The 25-year veteran retired with full pension after a disciplinary hearing last week found him guilty of breaking state police rules by communicating with the press.

He wants to set the record straight, he said on some misconceptions that arose when he released the photos.

They were not evidence photos — he is not a crime scene photographer, he stressed, but a public relations photographer who photographed major operations along police funerals and other functions as part of the historical record of the state police.

“They told him he was going to be fired and possibly prosecuted for releasing evidence — but he was just the PR guy,” said his lawyer, Leonard Kesten. “One of the other officers there had taken cell phone pictures, and those were released, and nothing happened,” the lawyer said.

Murphy made no money on the photos, though he’s later been told he could have gotten a half a million for them, he said.

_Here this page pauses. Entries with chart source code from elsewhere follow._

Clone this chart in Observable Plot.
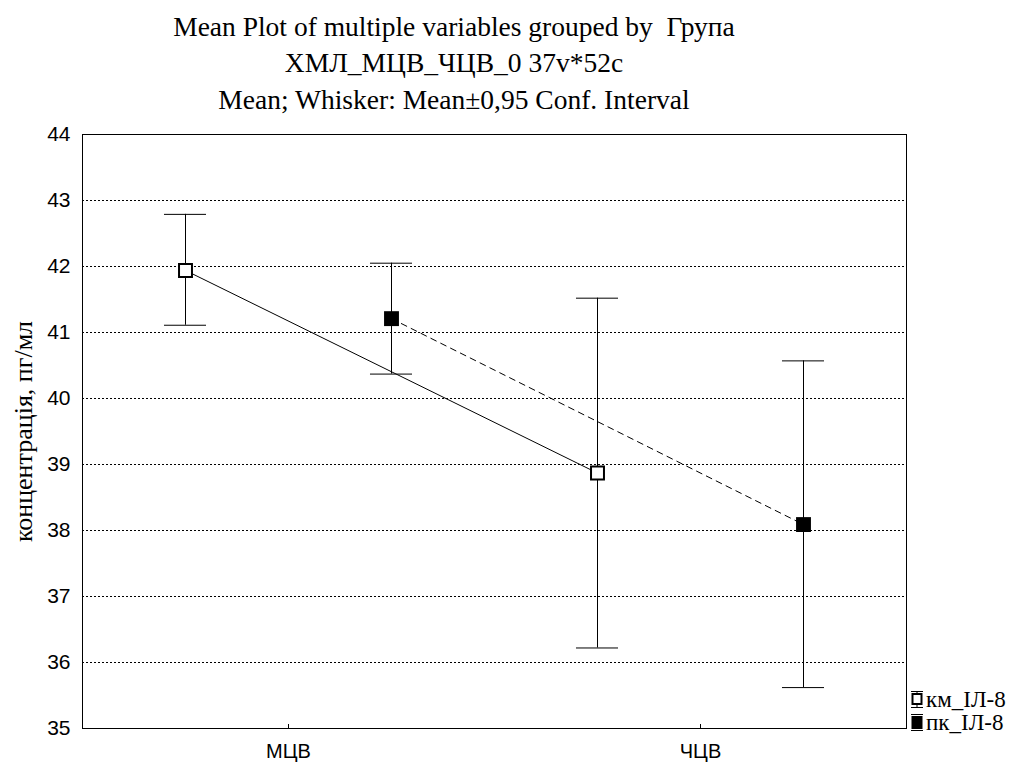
<!DOCTYPE html>
<html>
<head>
<meta charset="utf-8">
<script src="https://cdn.jsdelivr.net/npm/d3@7"></script>
<script src="https://cdn.jsdelivr.net/npm/@observablehq/plot@0.6"></script>
<style>
  html, body { margin: 0; padding: 0; background: #fff; }
  #wrap { position: relative; width: 1016px; height: 762px; overflow: hidden; background: #fff; }
  #chart { position: absolute; left: 0; top: 0; z-index: 1; }
  .title { position: absolute; left: 0; width: 908px; text-align: center; z-index: 2;
           font-family: "Liberation Serif", "Times New Roman", serif; font-size: 27.5px;
           line-height: 27.5px; color: #000; white-space: pre; }
  .leg { position: absolute; left: 911px; z-index: 2; font-family: "Liberation Serif", serif;
         font-size: 23px; line-height: 23px; white-space: pre; display: flex; align-items: center; }
  .leg svg { margin-right: 3px; }
</style>
</head>
<body>
<div id="wrap">
  <div id="chart"></div>
  <div class="title" style="top:13px">Mean Plot of multiple variables grouped by  Група</div>
  <div class="title" style="top:49px">ХМЛ_МЦВ_ЧЦВ_0 37v*52c</div>
  <div class="title" style="top:86px">Mean; Whisker: Mean±0,95 Conf. Interval</div>
  <div id="legend"></div>
</div>
<script>
// Data
const categories = ["МЦВ", "ЧЦВ"];
const seriesNames = ["км_ІЛ-8", "пк_ІЛ-8"];
const kmMean = [41.94, 38.87];
const kmLow  = [41.11, 36.22];
const kmHigh = [42.79, 41.52];
const pkMean = [41.21, 38.09];
const pkLow  = [40.37, 35.62];
const pkHigh = [42.05, 40.57];
const yTicks = [35, 36, 37, 38, 39, 40, 41, 42, 43, 44];
const gridTicks = [36, 37, 38, 39, 40, 41, 42, 43];

const seriesOffset = {"км_ІЛ-8": 0.25, "пк_ІЛ-8": 0.75};
const rows = [];
categories.forEach((c, i) => {
  rows.push({cat: c, series: seriesNames[0], x: i + seriesOffset[seriesNames[0]], mean: kmMean[i], lo: kmLow[i], hi: kmHigh[i]});
  rows.push({cat: c, series: seriesNames[1], x: i + seriesOffset[seriesNames[1]], mean: pkMean[i], lo: pkLow[i], hi: pkHigh[i]});
});
const km = rows.filter(d => d.series === seriesNames[0]);
const pk = rows.filter(d => d.series === seriesNames[1]);
const capHalf = 0.051;
const catPos = categories.map((c, i) => i + 0.5);

const plot = Plot.plot({
  width: 1016,
  height: 762,
  marginLeft: 82,
  marginRight: 110,
  marginTop: 134,
  marginBottom: 34,
  style: {fontFamily: "'Liberation Sans', Arial, sans-serif", color: "#000", background: "transparent"},
  x: {domain: [0, 2], axis: null},
  y: {domain: [35, 44], axis: null},
  marks: [
    Plot.ruleY(gridTicks, {stroke: "#000", strokeWidth: 1, strokeDasharray: "2,2"}),
    Plot.frame({stroke: "#000", strokeWidth: 1}),
    Plot.axisY(yTicks, {anchor: "left", tickSize: 0, tickPadding: 12, fontSize: 21, label: null, tickFormat: d => String(d)}),
    Plot.axisX(catPos, {anchor: "bottom", tickSize: -4, tickPadding: 19, fontSize: 20, label: null, tickFormat: (d, i) => categories[i]}),
    Plot.text(["концентрація, пг/мл"], {frameAnchor: "left", dx: -59, rotate: -90, fontSize: 26, fontFamily: "'Liberation Serif', serif", textAnchor: "middle", fill: "#000"}),
    Plot.line(km, {x: "x", y: "mean", stroke: "#000", strokeWidth: 1}),
    Plot.line(pk, {x: "x", y: "mean", stroke: "#000", strokeWidth: 1, strokeDasharray: "6,5"}),
    Plot.ruleX(rows, {x: "x", y1: "lo", y2: "hi", stroke: "#000", strokeWidth: 1}),
    Plot.ruleY(rows, {y: "lo", x1: d => d.x - capHalf, x2: d => d.x + capHalf, stroke: "#000", strokeWidth: 1}),
    Plot.ruleY(rows, {y: "hi", x1: d => d.x - capHalf, x2: d => d.x + capHalf, stroke: "#000", strokeWidth: 1}),
    Plot.dot(km, {x: "x", y: "mean", symbol: "square", r: 7.3, fill: "#fff", stroke: "#000", strokeWidth: 2}),
    Plot.dot(pk, {x: "x", y: "mean", symbol: "square", r: 8.4, fill: "#000", stroke: "none"})
  ]
});
document.getElementById("chart").appendChild(plot);

// Legend
const leg = document.getElementById("legend");
const icons = [
  `<svg width="12" height="19" viewBox="0 0 12 19"><line x1="0" y1="1.5" x2="12" y2="1.5" stroke="#000"/><line x1="0" y1="17.5" x2="12" y2="17.5" stroke="#000"/><line x1="6" y1="1.5" x2="6" y2="17.5" stroke="#000"/><rect x="1.5" y="4" width="9" height="10" fill="#fff" stroke="#000" stroke-width="2"/></svg>`,
  `<svg width="12" height="19" viewBox="0 0 12 19"><line x1="0" y1="1.5" x2="12" y2="1.5" stroke="#000"/><line x1="0" y1="17.5" x2="12" y2="17.5" stroke="#000"/><rect x="0.5" y="3" width="11" height="13" fill="#000"/></svg>`
];
const legTops = [688, 711];
seriesNames.forEach((s, i) => {
  const d = document.createElement("div");
  d.className = "leg";
  d.style.top = legTops[i] + "px";
  d.innerHTML = icons[i] + `<span>${s}</span>`;
  leg.appendChild(d);
});
</script>
</body>
</html>
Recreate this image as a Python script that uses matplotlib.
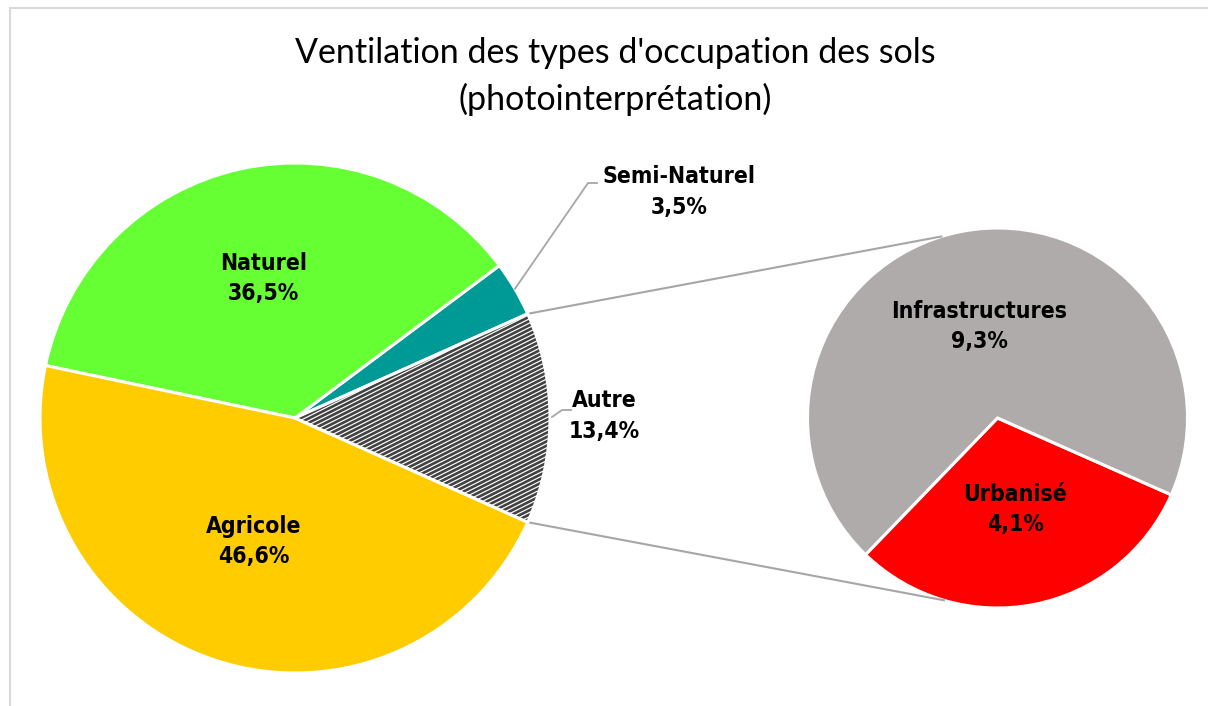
import numpy as np
import matplotlib
matplotlib.use("Agg")
import matplotlib.pyplot as plt
from matplotlib.collections import LineCollection
from matplotlib.patches import Wedge, Rectangle

# ---------------- data ----------------
main_labels = ["Autre", "Semi-Naturel", "Naturel", "Agricole"]
main_values = [13.4, 3.5, 36.5, 46.6]
main_colors = ["#ffffff", "#009a96", "#66ff33", "#ffcc00"]

sub_labels = ["Urbanisé", "Infrastructures"]
sub_values = [4.1, 9.3]
sub_colors = ["#ff0000", "#afabab"]

title_lines = ["Ventilation des types d'occupation des sols", "(photointerprétation)"]

# ---------------- layout ----------------
W, H = 1208, 706
def Y(y):
    return H - y

fig = plt.figure(figsize=(W / 100, H / 100), dpi=100)
ax = fig.add_axes([0, 0, 1, 1])

lab_font = dict(family=["Liberation Sans Narrow", "DejaVu Sans"], weight="bold",
                stretch="condensed", fontsize=16.5, color="black")

def fmt(v):
    return f"{v:.1f}%".replace(".", ",")

def pol(c, r, ang):
    a = np.deg2rad(ang)
    return c[0] + r * np.cos(a), c[1] + r * np.sin(a)

# main pie
c1 = (295, Y(418))
r1 = 255
total = sum(main_values)
start1 = -main_values[0] / total * 360 / 2
wedges1, _ = ax.pie(main_values, colors=main_colors, startangle=start1, counterclock=True,
                    center=c1, radius=r1, frame=True,
                    wedgeprops=dict(edgecolor="white", linewidth=2.2))

# second pie
c2 = (997.5, Y(418))
r2 = 190
wedges2, _ = ax.pie(sub_values, colors=sub_colors, startangle=226, counterclock=True,
                    center=c2, radius=r2, frame=True,
                    wedgeprops=dict(edgecolor="white", linewidth=2.2))

ax.set_xlim(0, W)
ax.set_ylim(0, H)
ax.set_aspect("equal")
ax.axis("off")

# chart frame
ax.add_patch(Rectangle((10, Y(712)), 1210, 704, fill=False, edgecolor="#d9d9d9", lw=1.5))

# hatch for "Autre"
aw = wedges1[0]
lines = []
for b in np.arange(-400, 400, 4.3):
    x0, x1 = c1[0] - 20, c1[0] + r1 + 20
    lines.append([(x0, c1[1] + b), (x1, c1[1] + b + 0.5 * (x1 - x0))])
lc = LineCollection(lines, colors="#424242", linewidths=1.9, zorder=3)
ax.add_collection(lc)
lc.set_clip_path(aw)
ax.add_patch(Wedge(c1, r1, aw.theta1, aw.theta2, facecolor="none", edgecolor="white",
                   lw=2.2, zorder=4))

# connectors
gray = "#a6a6a6"
for ang_main, ang_sub in [(aw.theta2, 107.2), (aw.theta1, -106.4)]:
    p = pol(c1, r1, ang_main)
    q = pol(c2, r2, ang_sub)
    ax.plot([p[0], q[0]], [p[1], q[1]], color=gray, lw=1.5, zorder=1)

# inside labels
inside = {2: 0.56, 3: 0.51}
for i, frac in inside.items():
    w = wedges1[i]
    mid = (w.theta1 + w.theta2) / 2
    x, y = pol(c1, r1 * frac, mid)
    ax.text(x - 1, y, f"{main_labels[i]}\n{fmt(main_values[i])}", ha="center", va="center",
            linespacing=1.4, zorder=6, **lab_font)

for i, w in enumerate(wedges2):
    mid = (w.theta1 + w.theta2) / 2
    x, y = pol(c2, r2 * 0.49, mid)
    ax.text(x, y, f"{sub_labels[i]}\n{fmt(sub_values[i])}", ha="center", va="center",
            linespacing=1.4, zorder=6, **lab_font)

# outside labels with leaders
w = wedges1[1]
mid = (w.theta1 + w.theta2) / 2
p = pol(c1, r1, mid)
ax.plot([p[0], 588, 597], [p[1], Y(183), Y(183)], color=gray, lw=1.3, zorder=5)
ax.text(679, Y(192), f"{main_labels[1]}\n{fmt(main_values[1])}", ha="center", va="center",
        linespacing=1.4, zorder=6, **lab_font)

p = pol(c1, r1, 0)
ax.plot([p[0] + 2, 562, 571], [Y(417), Y(410), Y(410)], color=gray, lw=1.3, zorder=5)
ax.text(604, Y(416), f"{main_labels[0]}\n{fmt(main_values[0])}", ha="center", va="center",
        linespacing=1.4, zorder=6, **lab_font)

for txt, yb in zip(title_lines, [63, 110]):
    ax.text(615, Y(yb), txt, ha="center", va="baseline", fontsize=24.5,
            family=["Lato", "DejaVu Sans"], color="black")

fig.savefig("out.png", dpi=100)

The photos had already been distributed to state police brass, and the Boston and Watertown police as a courtesy, he said, so they were already out there. Plus the capture had been broadcast live on television.

“I would never have done anything to compromise the case,” said Murphy, who had immediately told his superiors after giving the shots to Boston Magazine.

“I didn’t need to hide,” he said. “I go to bed comfortable with whatever I do during the day. I slept absolutely comfortably after giving away those pictures. And had I not done this, I would not have been sleeping well to this day.”